### Description of the task
Begin with the first line of the material and copy each line word for word through the line that contains "(kx) at (502,0);"; the pictures are left out.

● ● ● ● ●

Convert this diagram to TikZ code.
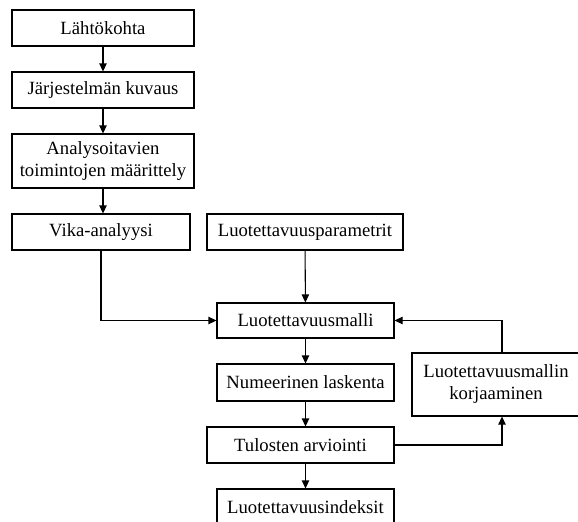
\documentclass[tikz,border=0pt]{standalone}
\usepackage{fontspec}
\setmainfont{Liberation Serif}
\usepackage{tikz}
\usetikzlibrary{arrows.meta}

\tikzset{
  laatikko/.style={draw, line width=0.8pt, inner sep=0pt, align=center,
    font=\fontsize{14}{16.5}\selectfont},
  nuoli/.style={line width=0.8pt, -{Triangle[length=6pt,width=5.5pt]}}
}

\begin{document}
\begin{tikzpicture}[x=0.75pt,y=0.75pt,yscale=-1]
\useasboundingbox (0,0) rectangle (578,521); %set diagram to 578 x 521

% Left column
\node (lahto) at (103,28) [laatikko, minimum width=136.5pt, minimum height=27pt] {Lähtökohta};
\node (kuvaus) at (103,90) [laatikko, minimum width=136.5pt, minimum height=27pt] {Järjestelmän kuvaus};
\node (maarittely) at (103,161) [laatikko, minimum width=136.5pt, minimum height=40.5pt] {Analysoitavien\\toimintojen määrittely};
\node (vika) at (101,232) [laatikko, minimum width=133.5pt, minimum height=27pt] {Vika-analyysi};

% Middle column
\node (param) at (305,232) [laatikko, minimum width=147pt, minimum height=27pt] {Luotettavuusparametrit};
\node (malli) at (305.5,320.5) [laatikko, minimum width=132.75pt, minimum height=26.25pt] {Luotettavuusmalli};
\node (laskenta) at (305.5,382.5) [laatikko, minimum width=132.75pt, minimum height=27.75pt] {Numeerinen laskenta};
\node (arviointi) at (300.5,445) [laatikko, minimum width=140.25pt, minimum height=27pt] {Tulosten arviointi};
\node (indeksit) at (305.5,507) [laatikko, minimum width=132.75pt, minimum height=27pt] {Luotettavuusindeksit};

% Right box
\node (korjaus) at (496,384.5) [laatikko, minimum width=126pt, minimum height=47.25pt] {Luotettavuusmallin\\korjaaminen};
\coordinate (kx) at (502,0);

% Arrows
\draw [nuoli] (lahto) -- (kuvaus);
\draw [nuoli] (kuvaus) -- (maarittely);
\draw [nuoli] (maarittely.south) -- (maarittely.south |- vika.north);
\draw [nuoli] (vika.south) |- (malli.west);
\draw [nuoli] (param) -- (malli);
\draw [nuoli] (malli) -- (laskenta);
\draw [nuoli] (laskenta.south) -- (laskenta.south |- arviointi.north);
\draw [nuoli] (laskenta.south |- arviointi.south) -- (indeksit.north);
\draw [nuoli] (arviointi.east) -| (kx |- korjaus.south);
\draw [nuoli] (kx |- korjaus.north) |- (malli.east);

\end{tikzpicture}
\end{document}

● ● ● ● ●

### Result
Convert this diagram to TikZ code.
\documentclass[tikz,border=0pt]{standalone}
\usepackage{fontspec}
\setmainfont{Liberation Serif}
\usepackage{tikz}
\usetikzlibrary{arrows.meta}

\tikzset{
  laatikko/.style={draw, line width=0.8pt, inner sep=0pt, align=center,
    font=\fontsize{14}{16.5}\selectfont},
  nuoli/.style={line width=0.8pt, -{Triangle[length=6pt,width=5.5pt]}}
}

\begin{document}
\begin{tikzpicture}[x=0.75pt,y=0.75pt,yscale=-1]
\useasboundingbox (0,0) rectangle (578,521); %set diagram to 578 x 521

% Left column
\node (lahto) at (103,28) [laatikko, minimum width=136.5pt, minimum height=27pt] {Lähtökohta};
\node (kuvaus) at (103,90) [laatikko, minimum width=136.5pt, minimum height=27pt] {Järjestelmän kuvaus};
\node (maarittely) at (103,161) [laatikko, minimum width=136.5pt, minimum height=40.5pt] {Analysoitavien\\toimintojen määrittely};
\node (vika) at (101,232) [laatikko, minimum width=133.5pt, minimum height=27pt] {Vika-analyysi};

% Middle column
\node (param) at (305,232) [laatikko, minimum width=147pt, minimum height=27pt] {Luotettavuusparametrit};
\node (malli) at (305.5,320.5) [laatikko, minimum width=132.75pt, minimum height=26.25pt] {Luotettavuusmalli};
\node (laskenta) at (305.5,382.5) [laatikko, minimum width=132.75pt, minimum height=27.75pt] {Numeerinen laskenta};
\node (arviointi) at (300.5,445) [laatikko, minimum width=140.25pt, minimum height=27pt] {Tulosten arviointi};
\node (indeksit) at (305.5,507) [laatikko, minimum width=132.75pt, minimum height=27pt] {Luotettavuusindeksit};

% Right box
\node (korjaus) at (496,384.5) [laatikko, minimum width=126pt, minimum height=47.25pt] {Luotettavuusmallin\\korjaaminen};
\coordinate (kx) at (502,0);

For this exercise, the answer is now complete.